Count every line that has the word "with" in it; give no more than the number.

━━━━━ Stored rows ━━━━━

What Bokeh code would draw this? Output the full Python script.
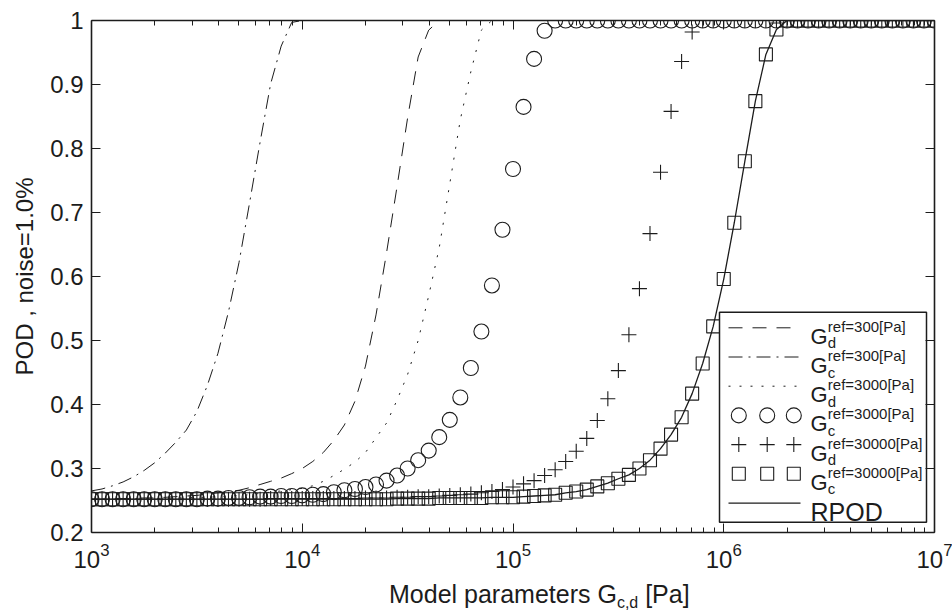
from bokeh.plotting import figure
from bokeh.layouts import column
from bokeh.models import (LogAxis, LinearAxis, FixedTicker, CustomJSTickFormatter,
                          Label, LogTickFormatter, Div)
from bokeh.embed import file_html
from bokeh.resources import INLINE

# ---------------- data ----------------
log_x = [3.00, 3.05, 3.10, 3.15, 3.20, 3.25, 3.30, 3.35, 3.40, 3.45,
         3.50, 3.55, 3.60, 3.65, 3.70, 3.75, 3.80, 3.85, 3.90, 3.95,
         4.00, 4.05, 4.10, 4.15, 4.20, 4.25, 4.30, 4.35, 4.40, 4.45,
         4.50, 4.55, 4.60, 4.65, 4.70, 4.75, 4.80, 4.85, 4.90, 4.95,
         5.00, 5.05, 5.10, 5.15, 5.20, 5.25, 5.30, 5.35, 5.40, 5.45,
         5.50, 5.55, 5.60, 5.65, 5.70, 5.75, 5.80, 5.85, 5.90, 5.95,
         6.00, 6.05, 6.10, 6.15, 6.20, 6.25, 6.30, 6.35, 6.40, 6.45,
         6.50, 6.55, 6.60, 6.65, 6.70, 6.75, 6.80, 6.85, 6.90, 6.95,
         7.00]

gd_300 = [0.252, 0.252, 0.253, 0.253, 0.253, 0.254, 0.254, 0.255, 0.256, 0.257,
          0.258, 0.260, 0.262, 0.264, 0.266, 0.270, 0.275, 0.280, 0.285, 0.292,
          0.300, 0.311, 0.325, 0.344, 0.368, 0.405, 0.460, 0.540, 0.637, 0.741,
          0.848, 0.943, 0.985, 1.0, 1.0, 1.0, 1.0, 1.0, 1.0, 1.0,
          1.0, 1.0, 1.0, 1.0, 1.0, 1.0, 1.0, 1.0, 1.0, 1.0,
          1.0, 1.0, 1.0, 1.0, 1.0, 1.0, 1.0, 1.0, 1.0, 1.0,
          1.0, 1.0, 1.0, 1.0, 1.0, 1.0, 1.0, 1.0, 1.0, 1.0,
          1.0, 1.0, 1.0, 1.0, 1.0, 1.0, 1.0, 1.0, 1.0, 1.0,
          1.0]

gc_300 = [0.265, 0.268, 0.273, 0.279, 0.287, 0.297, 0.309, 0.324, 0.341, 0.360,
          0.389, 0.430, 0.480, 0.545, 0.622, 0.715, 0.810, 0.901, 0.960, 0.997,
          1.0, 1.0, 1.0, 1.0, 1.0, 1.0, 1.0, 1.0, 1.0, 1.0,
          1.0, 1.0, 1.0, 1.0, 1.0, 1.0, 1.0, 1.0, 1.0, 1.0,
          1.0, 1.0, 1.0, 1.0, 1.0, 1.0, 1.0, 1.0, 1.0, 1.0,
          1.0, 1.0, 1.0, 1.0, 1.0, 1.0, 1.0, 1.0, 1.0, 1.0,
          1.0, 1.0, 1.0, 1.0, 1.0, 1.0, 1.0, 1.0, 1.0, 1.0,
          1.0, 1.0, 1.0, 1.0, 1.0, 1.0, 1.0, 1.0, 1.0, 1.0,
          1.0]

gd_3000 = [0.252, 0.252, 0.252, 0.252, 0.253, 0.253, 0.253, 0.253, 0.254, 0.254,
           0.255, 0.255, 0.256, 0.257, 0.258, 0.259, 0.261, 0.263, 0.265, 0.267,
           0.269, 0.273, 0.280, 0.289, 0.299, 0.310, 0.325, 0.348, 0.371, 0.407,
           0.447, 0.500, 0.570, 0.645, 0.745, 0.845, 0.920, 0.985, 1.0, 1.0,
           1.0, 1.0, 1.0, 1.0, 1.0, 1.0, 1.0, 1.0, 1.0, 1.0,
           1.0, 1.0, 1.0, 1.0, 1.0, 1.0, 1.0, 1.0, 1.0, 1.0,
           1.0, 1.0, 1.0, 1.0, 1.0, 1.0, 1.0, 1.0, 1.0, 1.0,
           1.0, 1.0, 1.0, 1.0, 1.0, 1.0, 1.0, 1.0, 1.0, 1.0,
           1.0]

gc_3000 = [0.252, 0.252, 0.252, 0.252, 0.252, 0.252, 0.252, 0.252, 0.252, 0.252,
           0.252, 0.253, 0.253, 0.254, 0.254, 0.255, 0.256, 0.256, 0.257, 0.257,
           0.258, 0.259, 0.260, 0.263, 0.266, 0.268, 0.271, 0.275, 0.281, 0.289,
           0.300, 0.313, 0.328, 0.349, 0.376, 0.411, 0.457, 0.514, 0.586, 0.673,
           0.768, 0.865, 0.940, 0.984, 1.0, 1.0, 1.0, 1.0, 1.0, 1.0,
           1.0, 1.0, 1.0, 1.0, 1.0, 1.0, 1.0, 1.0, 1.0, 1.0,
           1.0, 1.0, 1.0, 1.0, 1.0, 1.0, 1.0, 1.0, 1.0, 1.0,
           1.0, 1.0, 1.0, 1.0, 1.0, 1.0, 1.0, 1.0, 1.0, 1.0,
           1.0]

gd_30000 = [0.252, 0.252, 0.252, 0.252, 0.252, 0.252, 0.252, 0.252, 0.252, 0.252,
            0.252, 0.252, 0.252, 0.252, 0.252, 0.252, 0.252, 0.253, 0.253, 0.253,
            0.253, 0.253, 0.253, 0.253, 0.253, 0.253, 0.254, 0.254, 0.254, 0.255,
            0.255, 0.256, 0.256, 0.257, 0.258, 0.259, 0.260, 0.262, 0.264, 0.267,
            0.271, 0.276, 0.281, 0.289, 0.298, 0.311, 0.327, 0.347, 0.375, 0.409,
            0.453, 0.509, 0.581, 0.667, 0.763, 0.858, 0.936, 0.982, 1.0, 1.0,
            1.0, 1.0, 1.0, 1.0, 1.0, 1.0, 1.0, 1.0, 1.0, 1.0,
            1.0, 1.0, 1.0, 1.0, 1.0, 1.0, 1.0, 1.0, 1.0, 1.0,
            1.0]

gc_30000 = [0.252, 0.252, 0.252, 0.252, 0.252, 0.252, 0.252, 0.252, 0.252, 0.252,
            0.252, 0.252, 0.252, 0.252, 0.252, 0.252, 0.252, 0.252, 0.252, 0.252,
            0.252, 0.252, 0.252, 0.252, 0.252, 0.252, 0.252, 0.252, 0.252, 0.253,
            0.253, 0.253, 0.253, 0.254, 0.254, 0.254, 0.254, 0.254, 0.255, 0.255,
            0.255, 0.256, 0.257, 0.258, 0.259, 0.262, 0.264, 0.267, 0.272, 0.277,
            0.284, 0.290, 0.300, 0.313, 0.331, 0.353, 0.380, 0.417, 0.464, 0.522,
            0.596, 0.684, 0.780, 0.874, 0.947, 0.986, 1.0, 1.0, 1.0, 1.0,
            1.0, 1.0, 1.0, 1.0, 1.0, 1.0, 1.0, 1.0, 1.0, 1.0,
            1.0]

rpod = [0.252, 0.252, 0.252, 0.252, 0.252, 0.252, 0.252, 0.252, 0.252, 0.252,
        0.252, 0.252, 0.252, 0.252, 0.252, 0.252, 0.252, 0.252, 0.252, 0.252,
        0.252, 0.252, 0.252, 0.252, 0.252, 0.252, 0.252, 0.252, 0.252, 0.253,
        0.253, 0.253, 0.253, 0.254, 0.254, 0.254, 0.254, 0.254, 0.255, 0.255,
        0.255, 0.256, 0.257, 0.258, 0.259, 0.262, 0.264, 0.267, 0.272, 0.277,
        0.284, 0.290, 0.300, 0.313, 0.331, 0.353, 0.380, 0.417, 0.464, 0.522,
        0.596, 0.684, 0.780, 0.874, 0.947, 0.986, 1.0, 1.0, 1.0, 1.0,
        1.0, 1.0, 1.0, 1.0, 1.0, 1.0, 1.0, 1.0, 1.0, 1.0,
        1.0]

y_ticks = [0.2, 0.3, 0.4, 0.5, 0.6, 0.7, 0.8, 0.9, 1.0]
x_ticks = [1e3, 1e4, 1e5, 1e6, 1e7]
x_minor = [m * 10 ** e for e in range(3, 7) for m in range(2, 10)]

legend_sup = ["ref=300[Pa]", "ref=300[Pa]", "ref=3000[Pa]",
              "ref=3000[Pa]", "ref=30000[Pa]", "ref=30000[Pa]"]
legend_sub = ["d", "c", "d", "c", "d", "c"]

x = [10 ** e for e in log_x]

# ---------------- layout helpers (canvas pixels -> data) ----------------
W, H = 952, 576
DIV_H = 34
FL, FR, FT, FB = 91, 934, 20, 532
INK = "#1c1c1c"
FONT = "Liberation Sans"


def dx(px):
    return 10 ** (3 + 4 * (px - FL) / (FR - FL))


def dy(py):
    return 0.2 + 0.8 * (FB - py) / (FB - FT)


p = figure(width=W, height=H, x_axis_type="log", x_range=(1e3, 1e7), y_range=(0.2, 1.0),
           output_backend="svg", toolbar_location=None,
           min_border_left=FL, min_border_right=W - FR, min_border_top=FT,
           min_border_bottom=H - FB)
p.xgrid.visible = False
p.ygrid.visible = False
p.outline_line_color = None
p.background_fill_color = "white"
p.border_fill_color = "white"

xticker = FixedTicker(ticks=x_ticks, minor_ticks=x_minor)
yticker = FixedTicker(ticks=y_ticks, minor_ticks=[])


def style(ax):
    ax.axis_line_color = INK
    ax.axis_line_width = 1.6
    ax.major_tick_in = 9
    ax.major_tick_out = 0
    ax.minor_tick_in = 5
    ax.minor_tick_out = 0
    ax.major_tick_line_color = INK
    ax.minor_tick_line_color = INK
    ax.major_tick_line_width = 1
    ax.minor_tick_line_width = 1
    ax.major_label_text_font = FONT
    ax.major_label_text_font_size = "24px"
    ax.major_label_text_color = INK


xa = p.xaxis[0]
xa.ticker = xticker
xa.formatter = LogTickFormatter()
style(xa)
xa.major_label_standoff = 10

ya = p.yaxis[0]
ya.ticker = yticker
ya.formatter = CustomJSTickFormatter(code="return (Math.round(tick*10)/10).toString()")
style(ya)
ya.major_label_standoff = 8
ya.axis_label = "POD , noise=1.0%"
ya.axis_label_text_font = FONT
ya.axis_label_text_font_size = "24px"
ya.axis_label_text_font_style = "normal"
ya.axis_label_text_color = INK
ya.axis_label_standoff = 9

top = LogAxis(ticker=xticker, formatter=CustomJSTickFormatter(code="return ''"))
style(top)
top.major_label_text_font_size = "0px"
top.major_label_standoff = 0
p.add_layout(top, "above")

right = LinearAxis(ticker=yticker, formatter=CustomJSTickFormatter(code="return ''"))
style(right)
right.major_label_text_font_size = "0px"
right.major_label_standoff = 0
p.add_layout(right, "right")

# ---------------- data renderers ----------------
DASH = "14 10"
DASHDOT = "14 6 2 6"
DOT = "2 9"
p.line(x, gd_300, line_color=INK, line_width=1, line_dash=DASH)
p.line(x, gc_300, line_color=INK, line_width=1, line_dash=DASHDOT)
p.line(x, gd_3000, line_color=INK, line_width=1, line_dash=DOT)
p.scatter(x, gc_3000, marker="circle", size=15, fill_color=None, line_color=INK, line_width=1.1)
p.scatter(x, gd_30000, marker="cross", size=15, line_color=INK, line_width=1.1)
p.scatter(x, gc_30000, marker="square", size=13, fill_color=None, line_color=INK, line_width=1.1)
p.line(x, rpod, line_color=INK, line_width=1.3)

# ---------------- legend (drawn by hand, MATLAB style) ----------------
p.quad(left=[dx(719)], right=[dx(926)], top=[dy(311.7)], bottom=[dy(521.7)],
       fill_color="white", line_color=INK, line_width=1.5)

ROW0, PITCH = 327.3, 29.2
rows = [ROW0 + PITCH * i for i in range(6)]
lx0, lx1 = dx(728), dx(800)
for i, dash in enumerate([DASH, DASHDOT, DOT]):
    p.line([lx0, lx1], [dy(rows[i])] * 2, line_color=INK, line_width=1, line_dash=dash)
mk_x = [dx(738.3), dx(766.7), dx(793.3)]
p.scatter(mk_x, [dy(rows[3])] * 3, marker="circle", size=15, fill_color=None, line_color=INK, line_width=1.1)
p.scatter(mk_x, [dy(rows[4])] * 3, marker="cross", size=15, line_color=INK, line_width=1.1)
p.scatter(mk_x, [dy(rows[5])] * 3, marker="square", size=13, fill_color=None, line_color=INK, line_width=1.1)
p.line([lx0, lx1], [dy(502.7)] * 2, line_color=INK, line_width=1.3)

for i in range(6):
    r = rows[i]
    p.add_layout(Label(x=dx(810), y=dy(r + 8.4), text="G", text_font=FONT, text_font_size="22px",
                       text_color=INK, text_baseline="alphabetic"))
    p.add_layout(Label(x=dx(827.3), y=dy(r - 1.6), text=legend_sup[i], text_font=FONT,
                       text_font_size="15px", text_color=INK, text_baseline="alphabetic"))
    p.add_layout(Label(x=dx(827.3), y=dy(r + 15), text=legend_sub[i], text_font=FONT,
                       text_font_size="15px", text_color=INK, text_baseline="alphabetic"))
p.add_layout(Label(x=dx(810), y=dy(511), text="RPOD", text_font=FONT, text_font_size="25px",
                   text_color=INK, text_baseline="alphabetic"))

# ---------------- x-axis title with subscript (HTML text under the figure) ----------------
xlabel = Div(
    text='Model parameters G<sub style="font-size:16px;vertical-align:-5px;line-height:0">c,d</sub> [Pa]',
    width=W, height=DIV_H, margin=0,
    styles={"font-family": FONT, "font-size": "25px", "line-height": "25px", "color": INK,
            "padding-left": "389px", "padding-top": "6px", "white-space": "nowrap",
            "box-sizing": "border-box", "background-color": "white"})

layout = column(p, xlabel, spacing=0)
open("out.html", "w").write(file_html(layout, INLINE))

━━━━━
━━━━━ Stored rows ━━━━━

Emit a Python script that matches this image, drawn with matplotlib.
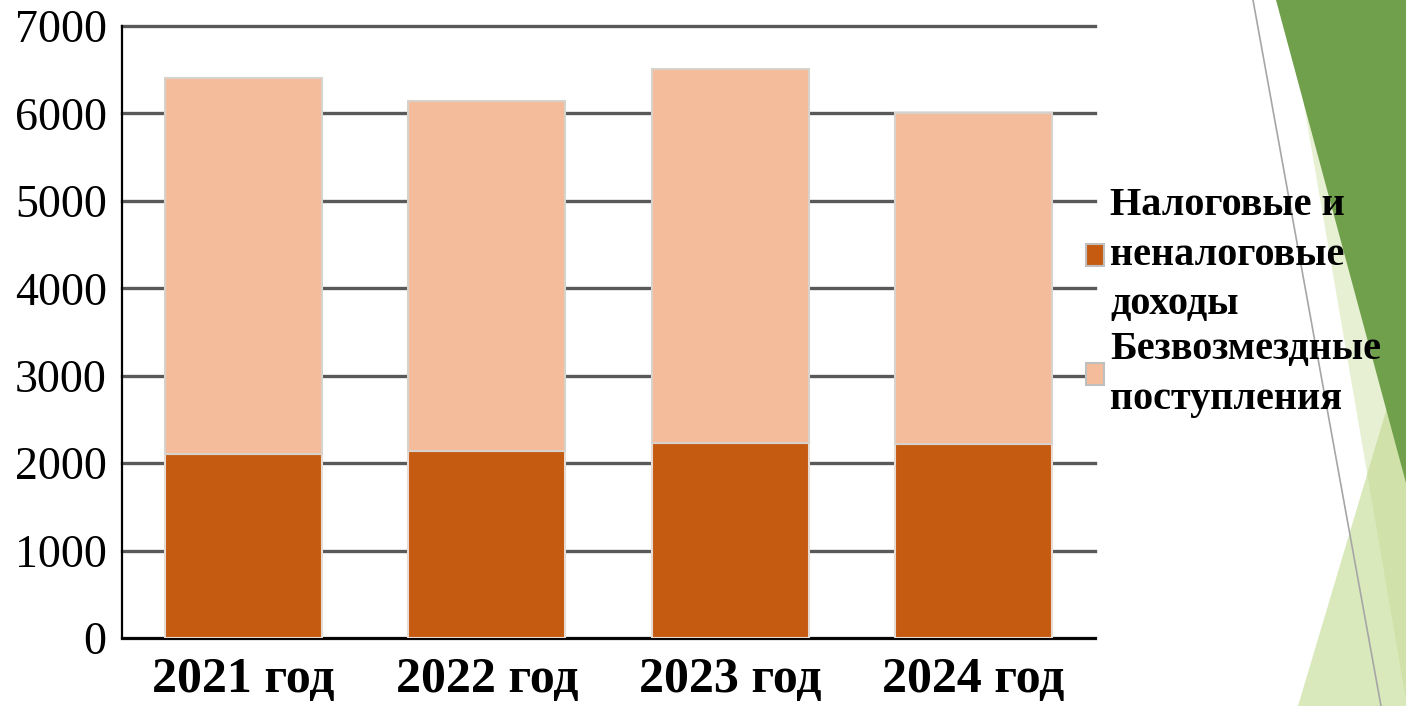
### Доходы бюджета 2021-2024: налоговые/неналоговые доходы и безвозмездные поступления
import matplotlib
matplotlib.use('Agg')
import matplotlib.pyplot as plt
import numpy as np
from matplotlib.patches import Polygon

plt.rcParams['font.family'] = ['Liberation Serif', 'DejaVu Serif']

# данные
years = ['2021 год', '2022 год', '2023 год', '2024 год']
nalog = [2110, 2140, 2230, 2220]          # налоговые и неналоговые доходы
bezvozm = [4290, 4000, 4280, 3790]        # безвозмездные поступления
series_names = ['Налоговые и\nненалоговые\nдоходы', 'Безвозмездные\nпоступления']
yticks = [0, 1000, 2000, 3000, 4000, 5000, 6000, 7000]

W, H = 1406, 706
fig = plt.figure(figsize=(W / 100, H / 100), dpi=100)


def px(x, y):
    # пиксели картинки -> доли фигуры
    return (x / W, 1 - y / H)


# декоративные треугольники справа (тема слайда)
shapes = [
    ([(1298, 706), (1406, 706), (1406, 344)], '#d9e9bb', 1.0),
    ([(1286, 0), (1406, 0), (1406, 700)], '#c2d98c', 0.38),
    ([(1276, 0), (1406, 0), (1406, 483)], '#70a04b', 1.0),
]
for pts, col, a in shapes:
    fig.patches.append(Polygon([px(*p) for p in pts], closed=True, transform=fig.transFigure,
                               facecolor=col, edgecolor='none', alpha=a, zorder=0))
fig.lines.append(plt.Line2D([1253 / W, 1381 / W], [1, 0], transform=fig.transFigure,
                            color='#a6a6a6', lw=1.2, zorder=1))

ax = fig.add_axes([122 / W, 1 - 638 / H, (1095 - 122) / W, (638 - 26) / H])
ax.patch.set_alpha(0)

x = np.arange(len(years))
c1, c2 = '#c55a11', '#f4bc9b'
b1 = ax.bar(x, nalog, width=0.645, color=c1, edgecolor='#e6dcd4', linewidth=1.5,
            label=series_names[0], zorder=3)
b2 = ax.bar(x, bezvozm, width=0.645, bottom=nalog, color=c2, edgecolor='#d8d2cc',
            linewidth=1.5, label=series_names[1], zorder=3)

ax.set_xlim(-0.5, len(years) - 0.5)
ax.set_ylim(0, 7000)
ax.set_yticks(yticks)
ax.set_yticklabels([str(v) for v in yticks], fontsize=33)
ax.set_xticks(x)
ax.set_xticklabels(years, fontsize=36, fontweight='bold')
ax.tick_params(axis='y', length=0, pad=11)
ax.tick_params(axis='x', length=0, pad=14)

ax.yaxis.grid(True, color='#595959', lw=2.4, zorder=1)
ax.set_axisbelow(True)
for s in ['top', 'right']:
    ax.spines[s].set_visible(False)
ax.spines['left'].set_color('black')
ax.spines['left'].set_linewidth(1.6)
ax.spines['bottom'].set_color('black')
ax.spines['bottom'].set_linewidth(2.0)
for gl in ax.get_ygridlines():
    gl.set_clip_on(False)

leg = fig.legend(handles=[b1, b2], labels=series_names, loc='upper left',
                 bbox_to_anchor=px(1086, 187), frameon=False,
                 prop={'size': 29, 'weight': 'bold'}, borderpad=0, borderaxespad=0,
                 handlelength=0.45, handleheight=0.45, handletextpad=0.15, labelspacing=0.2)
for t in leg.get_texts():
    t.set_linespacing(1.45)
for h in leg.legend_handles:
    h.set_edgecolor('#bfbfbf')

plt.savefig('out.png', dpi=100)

━━━━━

**Result**
2